Radar is an acronym for Radio Detection And Ranging. It is a system which was developed during the Second World War to measure the distance and speed of objects using radio waves. It served as an early warning system, detecting distant enemy aircraft, which were otherwise undetectable with the naked eye.
A radar system can be used to detect an object's location and speed. The system works using a transmitter, a transmitting and receiving antenna (sometimes these are two separate antennae, but often only one will be used for both roles), and a processor. First, a pulse of electromagnetic radiation, normally radio or microwaves, is sent from the radar system. If the pulse reaches a solid object it will reflect off the object. This reflected wave is then detected by the receiving antenna and processed giving the user information about the object's location and speed.

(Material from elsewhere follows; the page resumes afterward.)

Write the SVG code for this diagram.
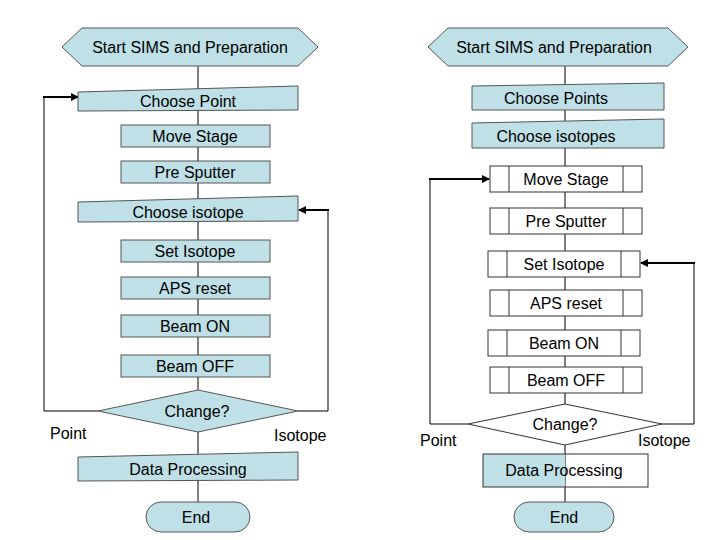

Heinrich Hertz found that radio waves could be reflected off solid objects in 1886 and German physicist Christian Hülsmeyer was the first person to develop a system that could use radio waves to detect solid objects. In 1934 at the start of the Second World War, there were rumors that the Germans were creating a death ray. Robert Alexander Watson-Watt was asked to investigate the feasibility of such an idea. He calculated it would be impossible to create ray that could destroy anything, but it prompted him to think about other uses for radio waves. He created the first workable detection system using radio waves in 1935.
This system was rolled out all along the British coast, allowing the British military to have early warning of any incoming enemy bombers. Watson-Watts achievements are believed to have changed the outcome of the Second World War for the allied side. Watson-Watt was knighted in 1942 and given the US Medal of Merit in 1946 for his work on radar. The term radar was coined by the US Navy in 1939. Radar systems are now used all over the world for a number of civilian and military uses.